### PROBLEM TO SOLVE
Return all of the data exactly as written, without the pictures.

### SOURCE EXCERPT
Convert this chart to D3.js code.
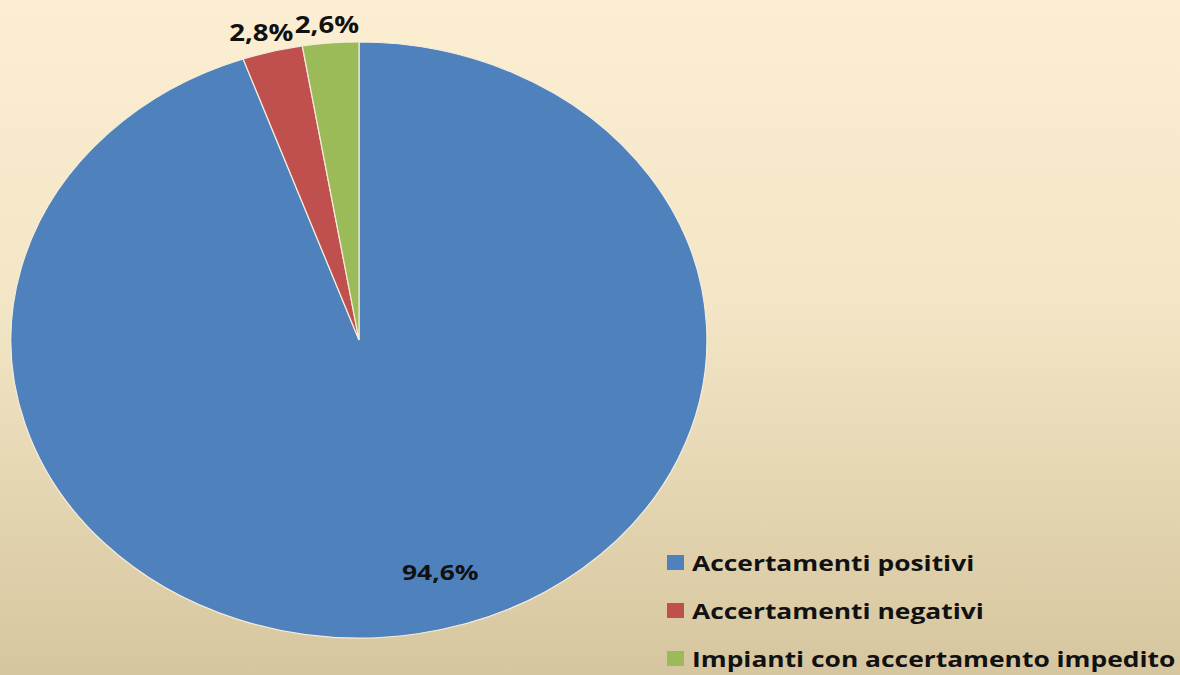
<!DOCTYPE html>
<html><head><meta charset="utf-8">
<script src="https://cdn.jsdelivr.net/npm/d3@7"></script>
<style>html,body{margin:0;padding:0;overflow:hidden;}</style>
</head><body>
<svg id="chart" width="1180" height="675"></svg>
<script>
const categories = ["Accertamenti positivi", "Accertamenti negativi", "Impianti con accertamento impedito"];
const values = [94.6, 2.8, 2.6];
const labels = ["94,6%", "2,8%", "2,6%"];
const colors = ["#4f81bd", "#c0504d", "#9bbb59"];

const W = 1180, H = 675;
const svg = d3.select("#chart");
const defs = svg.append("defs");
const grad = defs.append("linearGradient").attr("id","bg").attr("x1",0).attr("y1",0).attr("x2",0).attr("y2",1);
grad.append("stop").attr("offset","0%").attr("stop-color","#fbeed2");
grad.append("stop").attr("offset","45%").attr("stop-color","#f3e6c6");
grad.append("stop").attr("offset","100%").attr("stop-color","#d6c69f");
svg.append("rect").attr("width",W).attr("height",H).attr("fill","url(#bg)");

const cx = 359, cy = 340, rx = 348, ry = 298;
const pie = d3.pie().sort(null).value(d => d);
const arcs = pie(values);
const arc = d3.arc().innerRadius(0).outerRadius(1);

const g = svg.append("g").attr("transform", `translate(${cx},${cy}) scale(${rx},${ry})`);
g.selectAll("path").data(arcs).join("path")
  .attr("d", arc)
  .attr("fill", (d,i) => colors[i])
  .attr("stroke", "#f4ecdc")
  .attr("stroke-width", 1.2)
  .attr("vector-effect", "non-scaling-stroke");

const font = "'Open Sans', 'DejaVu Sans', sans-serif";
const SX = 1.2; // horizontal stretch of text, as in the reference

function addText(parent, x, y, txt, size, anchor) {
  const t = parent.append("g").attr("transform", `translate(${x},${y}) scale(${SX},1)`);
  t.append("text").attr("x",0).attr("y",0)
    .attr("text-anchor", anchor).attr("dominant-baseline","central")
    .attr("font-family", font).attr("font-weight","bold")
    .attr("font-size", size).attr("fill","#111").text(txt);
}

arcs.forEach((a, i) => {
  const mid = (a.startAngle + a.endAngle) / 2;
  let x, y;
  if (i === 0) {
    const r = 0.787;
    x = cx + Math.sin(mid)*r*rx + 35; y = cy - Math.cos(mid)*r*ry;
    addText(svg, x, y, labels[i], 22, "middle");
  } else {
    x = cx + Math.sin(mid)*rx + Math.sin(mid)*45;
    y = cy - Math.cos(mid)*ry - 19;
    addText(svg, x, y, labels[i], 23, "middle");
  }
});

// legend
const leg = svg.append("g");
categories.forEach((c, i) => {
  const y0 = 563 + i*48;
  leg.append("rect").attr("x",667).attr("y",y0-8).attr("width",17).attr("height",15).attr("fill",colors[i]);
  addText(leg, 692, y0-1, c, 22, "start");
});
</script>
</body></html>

### EXPECTED OUTPUT
Convert this chart to D3.js code.
<!DOCTYPE html>
<html><head><meta charset="utf-8">
<script src="https://cdn.jsdelivr.net/npm/d3@7"></script>
<style>html,body{margin:0;padding:0;overflow:hidden;}</style>
</head><body>
<svg id="chart" width="1180" height="675"></svg>
<script>
const categories = ["Accertamenti positivi", "Accertamenti negativi", "Impianti con accertamento impedito"];
const values = [94.6, 2.8, 2.6];
const labels = ["94,6%", "2,8%", "2,6%"];
const colors = ["#4f81bd", "#c0504d", "#9bbb59"];

const W = 1180, H = 675;
const svg = d3.select("#chart");
const defs = svg.append("defs");
const grad = defs.append("linearGradient").attr("id","bg").attr("x1",0).attr("y1",0).attr("x2",0).attr("y2",1);
grad.append("stop").attr("offset","0%").attr("stop-color","#fbeed2");
grad.append("stop").attr("offset","45%").attr("stop-color","#f3e6c6");
grad.append("stop").attr("offset","100%").attr("stop-color","#d6c69f");
svg.append("rect").attr("width",W).attr("height",H).attr("fill","url(#bg)");

const cx = 359, cy = 340, rx = 348, ry = 298;
const pie = d3.pie().sort(null).value(d => d);
const arcs = pie(values);
const arc = d3.arc().innerRadius(0).outerRadius(1);

const g = svg.append("g").attr("transform", `translate(${cx},${cy}) scale(${rx},${ry})`);
g.selectAll("path").data(arcs).join("path")
  .attr("d", arc)
  .attr("fill", (d,i) => colors[i])
  .attr("stroke", "#f4ecdc")
  .attr("stroke-width", 1.2)
  .attr("vector-effect", "non-scaling-stroke");

const font = "'Open Sans', 'DejaVu Sans', sans-serif";
const SX = 1.2; // horizontal stretch of text, as in the reference

function addText(parent, x, y, txt, size, anchor) {
  const t = parent.append("g").attr("transform", `translate(${x},${y}) scale(${SX},1)`);
  t.append("text").attr("x",0).attr("y",0)
    .attr("text-anchor", anchor).attr("dominant-baseline","central")
    .attr("font-family", font).attr("font-weight","bold")
    .attr("font-size", size).attr("fill","#111").text(txt);
}

arcs.forEach((a, i) => {
  const mid = (a.startAngle + a.endAngle) / 2;
  let x, y;
  if (i === 0) {
    const r = 0.787;
    x = cx + Math.sin(mid)*r*rx + 35; y = cy - Math.cos(mid)*r*ry;
    addText(svg, x, y, labels[i], 22, "middle");
  } else {
    x = cx + Math.sin(mid)*rx + Math.sin(mid)*45;
    y = cy - Math.cos(mid)*ry - 19;
    addText(svg, x, y, labels[i], 23, "middle");
  }
});

// legend
const leg = svg.append("g");
categories.forEach((c, i) => {
  const y0 = 563 + i*48;
  leg.append("rect").attr("x",667).attr("y",y0-8).attr("width",17).attr("height",15).attr("fill",colors[i]);
  addText(leg, 692, y0-1, c, 22, "start");
});
</script>
</body></html>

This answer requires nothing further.